We are on a bit of a drift now, but delayed gratification is also an aspect of a quality retirement.

FWT said: Edited to add: pension vesting. It is the long term committed employee I feel most deserve the expensive reward. The ones who come and go like the wind don't vest, and have not earned it.


Yes, to that. I thought for a long time that it was my responsibility to provide for the long-term care of every employee. For many, that had no value. They wanted all the value that they were creating in the next paycheck and that is how we were being evaluated as an employer for many of our employees. Eventually we learned not to make decisions for others that did not fit their worldview.
For others with a longer view, those that made our company their careers, different story. Deferred compensation worked for them, and it has been my mission to make sure they retire wealthy, and they will.

Instant gratification. Now that's very much back on target. How to weigh gratification today vs. future. I won't argue against all instant gratification. Don't hold back and save and deprive yourself for a time that may never come. At the same time, however, don't go wild enjoying the present and doom your retirement. As in most things, find a balance. When we lived in NC, we bought a small house on the lake and finished the lower level and had a great home and a dock.
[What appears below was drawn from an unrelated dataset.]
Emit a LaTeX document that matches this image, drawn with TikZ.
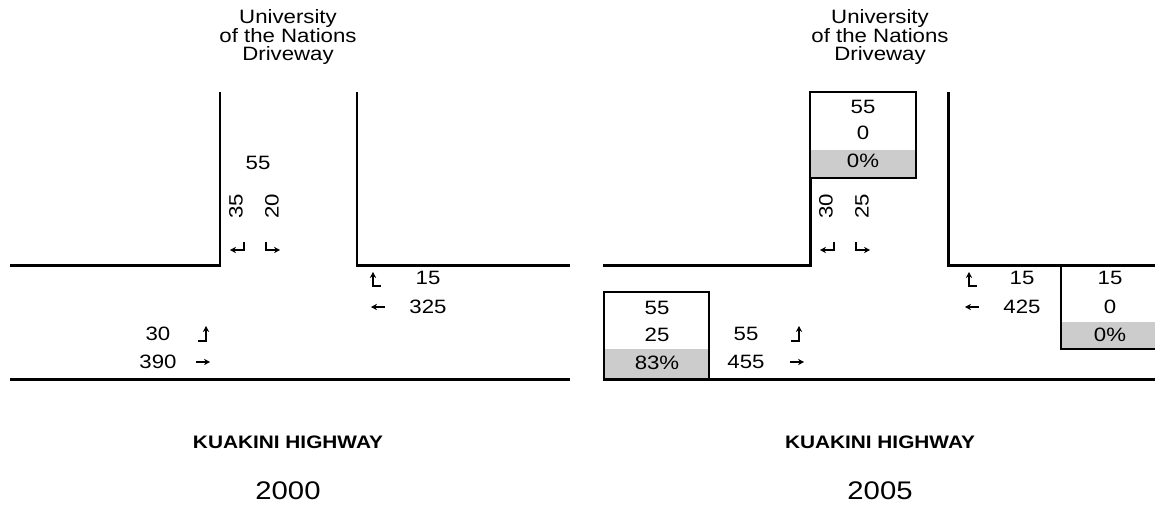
\documentclass[tikz,border=0pt]{standalone}
\usepackage{fontspec}
\setmainfont[FakeStretch=1.15]{Liberation Sans}
\usetikzlibrary{arrows.meta}

\tikzset{
  road/.style={line width=1.7pt},
  cbox/.style={line width=1.1pt},
  band/.style={fill=black!20},
  vol/.style={inner sep=0pt,font=\fontsize{11}{12}\selectfont},
  street/.style={inner sep=0pt,align=center,font=\fontsize{11}{10.8}\selectfont},
  hwy/.style={inner sep=0pt,font=\bfseries\fontsize{10.3}{12}\selectfont},
  yr/.style={inner sep=0pt,font=\fontsize{14.5}{16}\selectfont},
  mv/.style={line width=0.8pt,-{Stealth[length=3.4pt,width=3.6pt]}},
  % small turn arrows, drawn in pixel units
  pics/lturn/.style={code={\draw[mv] (6,-5) -- (6,3) -- (-8,3);}},
  pics/rturn/.style={code={\draw[mv] (-6,-5) -- (-6,3) -- (8,3);}},
  pics/rup/.style={code={\draw[mv] (5,6) -- (-3,6) -- (-3,-8);}},
  pics/lup/.style={code={\draw[mv] (-5,7) -- (3,7) -- (3,-8);}},
  pics/wbd/.style={code={\draw[mv] (7,0) -- (-7,0);}},
  pics/ebd/.style={code={\draw[mv] (-7,0) -- (7,0);}}
}

\begin{document}
\begin{tikzpicture}[x=0.02cm,y=-0.02cm]
\useasboundingbox (0,0) rectangle (1155,508);

% ---- 2000
\draw[road] (10,265) -- (220,265) -- (220,92);
\draw[road] (357,92) -- (357,265) -- (570,265);
\draw[road] (10,379) -- (570,379);
\node[street] (drv00) at (288,37) {University\\of the Nations\\Driveway};
\node[vol] (tot00) at (258,163) {55};
\node[vol,rotate=90] (sl00) at (236,206) {35};
\node[vol,rotate=90] (sr00) at (272,206) {20};
\pic at (238,247) {lturn};
\pic at (272,247) {rturn};
\pic at (376,280) {rup};
\node[vol] (wl00) at (428,278) {15};
\pic at (378,307) {wbd};
\node[vol] (wt00) at (428,307) {325};
\node[vol] (el00) at (158,334) {30};
\pic at (203,334) {lup};
\node[vol] (et00) at (158,362) {390};
\pic at (203,362) {ebd};
\node[hwy] (hwy00) at (288,442) {KUAKINI HIGHWAY};
\node[yr] (yr00) at (288,491) {2000};

% ---- 2005
\draw[road] (603,265) -- (810,265) -- (810,178);
\draw[road] (948,92) -- (948,265) -- (1155,265);
\draw[road] (603,379) -- (1155,379);
\node[street] (drv05) at (880,37) {University\\of the Nations\\Driveway};
% driveway capacity box
\fill[band] (810,150) rectangle (916,178);
\draw[cbox] (810,92) rectangle (916,178);
\node[vol] (dv05) at (863,107) {55};
\node[vol] (dc05) at (863,133) {0};
\node[vol] (dp05) at (863,161) {0\%};
\node[vol,rotate=90] (sl05) at (826,206) {30};
\node[vol,rotate=90] (sr05) at (862,206) {25};
\pic at (828,247) {lturn};
\pic at (862,247) {rturn};
\pic at (972,280) {rup};
\node[vol] (wl05) at (1022,278) {15};
\pic at (972,307) {wbd};
\node[vol] (wt05) at (1022,307) {425};
% westbound left capacity box
\fill[band] (1061,322) rectangle (1160,349);
\draw[cbox] (1061,265) -- (1061,349) -- (1160,349);
\node[vol] (wv05) at (1110,278) {15};
\node[vol] (wc05) at (1110,307) {0};
\node[vol] (wp05) at (1110,335) {0\%};
% eastbound left capacity box
\fill[band] (604,349) rectangle (709,379);
\draw[cbox] (604,292) rectangle (709,379);
\node[vol] (ev05) at (657,308) {55};
\node[vol] (ec05) at (657,335) {25};
\node[vol] (ep05) at (657,363) {83\%};
\node[vol] (el05) at (746,334) {55};
\pic at (796,334) {lup};
\node[vol] (et05) at (746,362) {455};
\pic at (797,362) {ebd};
\node[hwy] (hwy05) at (880,442) {KUAKINI HIGHWAY};
\node[yr] (yr05) at (880,491) {2005};
\end{tikzpicture}
\end{document}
However, amazing how many kept asking why we didn't buy a house costing 10 or 15 or 20 times as much in the country club resort type property on the lake. Well, we didn't because we had what we needed and we enjoyed it but we also had long term retirement goals.

Now, one thing I've found in dealing with a lot of young people and we've found in our company. It's not the youngest who are failing to consider and plan. No, it's those my age and my wife's age. It's Gen X and it's some of the early Gen Y or Millennials, but most of the Millennials and the Centennials of Gen Z are thinking of their futures, in financial and other ways. We asked a bit out of curiosity. Well, the reason was they'd observed their parents and their parents' generation and they don't want to end up like their parents have. They're not running out buying the fanciest new cars and not rushing to the luxury condos. I recall one talking about her parents even with her out of school always stressing about finances because they had to have a 3000 sq ft home and a Lexus and Acura but she drove her used Civic and paid $1100 a month rent so made maximum contribution to her 401K and still saved more. She asked her parents whey they didn't downsize, sell and buy something smaller. Question back was "We can't. What would we do with all our things?" She said when she said "Maybe get rid of some" she got daggers from her mom's eyes. We do also educate in finances and budgeting and that helps I believe. Young people are not taught these things by their parents or in school so left to learn on their own. We require a certain amount of professional development and personal development classes. I think of so many basics I was taught that kids are not. I had bedtime and school nights and those concepts long left. So we actually teach responsible behavior and not going out partying the night before a work day and getting enough sleep. It benefits us but also the employees.

So to the question of weighing costs and investing and saving and boats, balance while keeping the multiple goals in mind.